Entries with chart source code
## begin

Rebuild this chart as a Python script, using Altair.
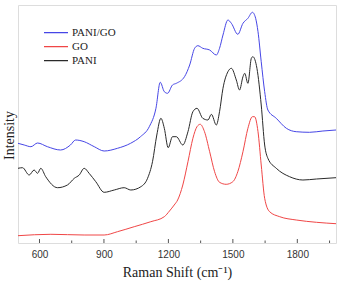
import altair as alt
import pandas as pd

# Raman spectra (wavenumber in cm^-1, intensity in arbitrary units)
pani_go_shift = [500, 529, 560, 591, 637, 698, 744, 768, 808, 855, 901, 963, 1024, 1070,
                 1111, 1142, 1162, 1181, 1196, 1219, 1237, 1275, 1299, 1322, 1337, 1360,
                 1392, 1423, 1438, 1454, 1477, 1493, 1523, 1547, 1570, 1591, 1606, 1617,
                 1632, 1648, 1663, 1702, 1749, 1795, 1857, 1919, 1980]
pani_go_int = [99.7, 98, 96.3, 100, 96.3, 93, 98, 103, 101.3, 96.3, 92, 94.7, 99.7, 106.3,
               116.3, 134.7, 160.7, 151.3, 149.7, 158, 159.7, 166.3, 178, 194.7, 197.3, 194.7,
               193, 188, 194.7, 208, 223, 219.7, 208.7, 219.7, 224.7, 230.7, 224.7, 211.3,
               181.3, 151.3, 133, 124.7, 114.7, 111.3, 110.7, 112, 113]

go_shift = [500, 653, 808, 901, 963, 1041, 1118, 1181, 1205, 1227, 1243, 1267, 1291, 1314,
            1333, 1348, 1368, 1392, 1415, 1438, 1469, 1500, 1523, 1547, 1570, 1591, 1601,
            1617, 1632, 1648, 1671, 1718, 1795, 1889, 1980]
go_int = [7.3, 8.7, 8, 8, 11.3, 16.3, 21.3, 26.3, 32, 38, 43, 58, 81.3, 104.7,
          116.3, 118.7, 111.3, 91.3, 71.3, 60.7, 58.7, 61.3, 71.3, 91.3, 114.7, 126.3, 126.3,
          111.3, 78, 44.7, 31.3, 26.3, 23, 20.7, 19.3]

pani_shift = [500, 521, 552, 575, 591, 606, 629, 684, 730, 762, 785, 808, 831, 862, 901,
              948, 994, 1025, 1072, 1103, 1126, 1146, 1165, 1181, 1199, 1219, 1237, 1267,
              1291, 1314, 1333, 1360, 1384, 1400, 1423, 1438, 1454, 1477, 1493, 1516, 1531,
              1547, 1555, 1570, 1586, 1593, 1612, 1632, 1648, 1663, 1702, 1764, 1826, 1889, 1980]
pani_int = [74.7, 75.3, 68, 73, 69.7, 74.7, 66.3, 55.3, 58, 64.7, 68, 74.7, 69.7, 61.3, 50.7,
            53, 55.3, 53, 56.3, 64.7, 81.3, 108, 124.7, 114.7, 95.3, 106.3, 106.3, 98,
            111.3, 131.3, 134.7, 124.7, 123, 128.7, 118, 131.3, 154.7, 171.3, 174.7, 163, 153,
            166.3, 169.7, 159.7, 184.7, 186.3, 174.7, 138, 98, 84.7, 74.7, 66.3, 63, 64, 65.3]

series_names = ["PANI/GO", "GO", "PANI"]
series_colors = ["#4646e6", "#f04646", "#2a2a2a"]

major_ticks = [600, 900, 1200, 1500, 1800]
minor_ticks = [750, 1050, 1350, 1650, 1950]

frames = []
for name, xs, ys in [("PANI/GO", pani_go_shift, pani_go_int),
                     ("GO", go_shift, go_int),
                     ("PANI", pani_shift, pani_int)]:
    frames.append(pd.DataFrame({"shift": xs, "intensity": ys, "sample": name}))
spectra = pd.concat(frames, ignore_index=True)

W, H = 318, 238
serif = "Liberation Serif"

x_scale = alt.Scale(domain=[500, 1980], nice=False, zero=False)
y_scale = alt.Scale(domain=[0, 238], nice=False, zero=True)

lines = alt.Chart(spectra).mark_line(strokeWidth=1, interpolate="monotone").encode(
    x=alt.X("shift:Q", scale=x_scale,
            axis=alt.Axis(title="Raman Shift (cm⁻¹)", values=major_ticks, format="d",
                          ticks=False, domain=False, grid=False,
                          labelFont="Liberation Sans", labelFontSize=10,
                          labelColor="#333", labelPadding=6,
                          titleFont=serif, titleFontSize=14, titleFontWeight="normal",
                          titleColor="#222", titlePadding=6)),
    y=alt.Y("intensity:Q", scale=y_scale,
            axis=alt.Axis(title="Intensity", labels=False, ticks=False, domain=False,
                          grid=False, titleFont=serif, titleFontSize=14,
                          titleFontWeight="normal", titleColor="#222", titlePadding=2,
                          titleY=130)),
    color=alt.Color("sample:N",
                    scale=alt.Scale(domain=series_names, range=series_colors),
                    sort=series_names,
                    legend=alt.Legend(title=None, orient="none", legendX=25, legendY=21,
                                      symbolType="stroke", symbolSize=576,
                                      symbolStrokeWidth=1.2, labelFont=serif,
                                      labelFontSize=11, labelColor="#222",
                                      labelOffset=3, padding=0, rowPadding=0,
                                      clipHeight=13.4)),
    order=alt.Order("shift:Q"),
)

major_df = pd.DataFrame({"tick": major_ticks})
minor_df = pd.DataFrame({"tick": minor_ticks})

major_rules = alt.Chart(major_df).mark_rule(color="#555", strokeWidth=1).encode(
    x=alt.X("tick:Q", scale=x_scale), y=alt.value(H), y2=alt.value(H - 4))
minor_rules = alt.Chart(minor_df).mark_rule(color="#555", strokeWidth=1).encode(
    x=alt.X("tick:Q", scale=x_scale), y=alt.value(H), y2=alt.value(H - 2.5))

chart = alt.layer(lines, major_rules, minor_rules).properties(
    width=W, height=H,
    autosize=alt.AutoSizeParams(type="none"),
    padding={"left": 18, "top": 5, "right": 5, "bottom": 38},
).configure_view(stroke="#7a7a7a", strokeWidth=1.6).configure(background="white")

chart.save("out.html", embed_options={"renderer": "svg", "actions": False})
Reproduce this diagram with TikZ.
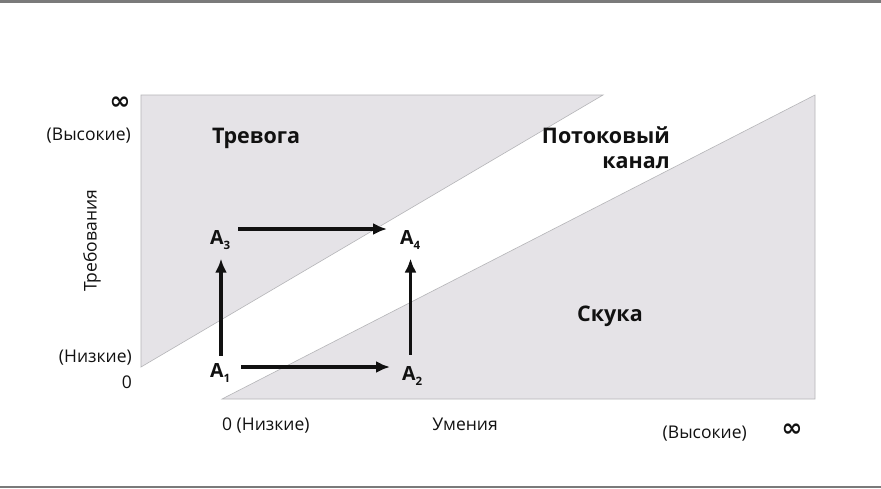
\documentclass[tikz,border=0pt]{standalone}
\usepackage{fontspec}
\setmainfont{Open Sans}
\newfontfamily\symf{DejaVu Sans}
\usetikzlibrary{arrows.meta}
\definecolor{tri}{HTML}{E5E3E7}
\definecolor{triedge}{HTML}{B5B5B8}
\definecolor{rulec}{HTML}{7A7A7A}
\definecolor{ink}{HTML}{111111}
\tikzset{
  lbl/.style={inner sep=0pt, text=ink, font=\fontsize{17.5}{20}\selectfont},
  big/.style={inner sep=0pt, text=ink, font=\fontsize{21.5}{26}\selectfont\bfseries},
  inf/.style={inner sep=0pt, text=ink, font=\symf\fontsize{25}{26}\selectfont\bfseries},
  pt/.style={inner sep=0pt, text=ink, font=\fontsize{19.5}{20}\selectfont\bfseries},
  arr/.style={line width=3.2pt, draw=ink, -{Latex[length=14pt,width=12pt]}},
  region/.style={fill=tri, draw=triedge, line width=0.6pt}
}
\newcommand{\Ap}[1]{A\raisebox{-0.5ex}{\fontsize{11.5}{12}\selectfont #1}}
\begin{document}
\begin{tikzpicture}[x=1pt,y=-1pt]
\useasboundingbox (0,0) rectangle (881,488);
\fill[white] (0,0) rectangle (881,488);
\fill[rulec] (0,0) rectangle (881,2.5);
\fill[rulec] (0,485.5) rectangle (881,488);
% regions
\filldraw[region] (141,95) -- (603,95) -- (141,367) -- cycle;
\filldraw[region] (222,399) -- (815,95) -- (815,399) -- cycle;
% axis labels
\node[inf] (infy) at (120,103) {∞};
\node[lbl, anchor=base east] (hiy) at (131,140) {(Высокие)};
\node[lbl, rotate=90] (demand) at (92,241) {Требования};
\node[lbl, anchor=base east] (loy) at (132,362) {(Низкие)};
\node[lbl, anchor=base east] (zeroy) at (132,388) {0};
\node[lbl, anchor=base west] (lox) at (222,430) {0 (Низкие)};
\node[lbl, anchor=base] (skill) at (465,430) {Умения};
\node[lbl, anchor=base east] (hix) at (747,438) {(Высокие)};
\node[inf] (infx) at (792,430) {∞};
% region labels
\node[big, anchor=base west] (anx) at (212,143) {Тревога};
\node[big, anchor=base east] (flow1) at (670,143) {Потоковый};
\node[big, anchor=base east] (flow2) at (670,168) {канал};
\node[big, anchor=base west] (bore) at (577,321) {Скука};
% points
\node[pt, anchor=base west] (A1) at (210,377) {\Ap{1}};
\node[pt, anchor=base west] (A2) at (402,380) {\Ap{2}};
\node[pt, anchor=base west] (A3) at (210,244) {\Ap{3}};
\node[pt, anchor=base west] (A4) at (400,244) {\Ap{4}};
\coordinate (row1) at (0,367);
\coordinate (row3) at (0,229);
\coordinate (col1) at (221,0);
\coordinate (col2) at (410.5,0);
\draw[arr, shorten <=7pt, shorten >=9pt] (A1.north -| col1) -- (A3.south -| col1);
\draw[arr, shorten <=11pt, shorten >=9pt] (A2.north -| col2) -- (A4.south -| col2);
\draw[arr, shorten <=11pt, shorten >=12pt] (A1.east |- row1) -- (A2.west |- row1);
\draw[arr, shorten <=8pt, shorten >=13pt] (A3.east |- row3) -- (A4.west |- row3);
\end{tikzpicture}
\end{document}
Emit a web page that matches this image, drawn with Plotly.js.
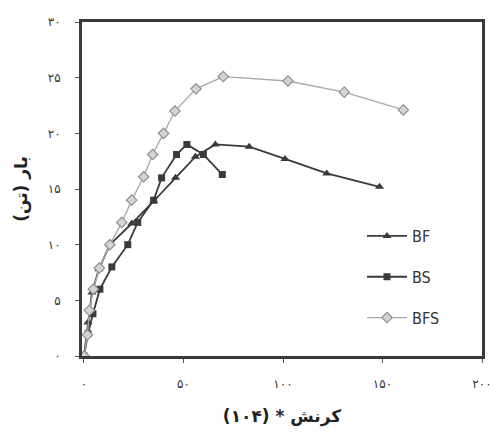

## end

Aim |
Above are the records; repeat their lines from the first through the line containing "111.3, 78, 44.7, 31.3, 26.3, 23, 20.7, 19.3]", and leave out each picture.

Exercise result |
Rebuild this chart as a Python script, using Altair.
import altair as alt
import pandas as pd

# Raman spectra (wavenumber in cm^-1, intensity in arbitrary units)
pani_go_shift = [500, 529, 560, 591, 637, 698, 744, 768, 808, 855, 901, 963, 1024, 1070,
                 1111, 1142, 1162, 1181, 1196, 1219, 1237, 1275, 1299, 1322, 1337, 1360,
                 1392, 1423, 1438, 1454, 1477, 1493, 1523, 1547, 1570, 1591, 1606, 1617,
                 1632, 1648, 1663, 1702, 1749, 1795, 1857, 1919, 1980]
pani_go_int = [99.7, 98, 96.3, 100, 96.3, 93, 98, 103, 101.3, 96.3, 92, 94.7, 99.7, 106.3,
               116.3, 134.7, 160.7, 151.3, 149.7, 158, 159.7, 166.3, 178, 194.7, 197.3, 194.7,
               193, 188, 194.7, 208, 223, 219.7, 208.7, 219.7, 224.7, 230.7, 224.7, 211.3,
               181.3, 151.3, 133, 124.7, 114.7, 111.3, 110.7, 112, 113]

go_shift = [500, 653, 808, 901, 963, 1041, 1118, 1181, 1205, 1227, 1243, 1267, 1291, 1314,
            1333, 1348, 1368, 1392, 1415, 1438, 1469, 1500, 1523, 1547, 1570, 1591, 1601,
            1617, 1632, 1648, 1671, 1718, 1795, 1889, 1980]
go_int = [7.3, 8.7, 8, 8, 11.3, 16.3, 21.3, 26.3, 32, 38, 43, 58, 81.3, 104.7,
          116.3, 118.7, 111.3, 91.3, 71.3, 60.7, 58.7, 61.3, 71.3, 91.3, 114.7, 126.3, 126.3,
          111.3, 78, 44.7, 31.3, 26.3, 23, 20.7, 19.3]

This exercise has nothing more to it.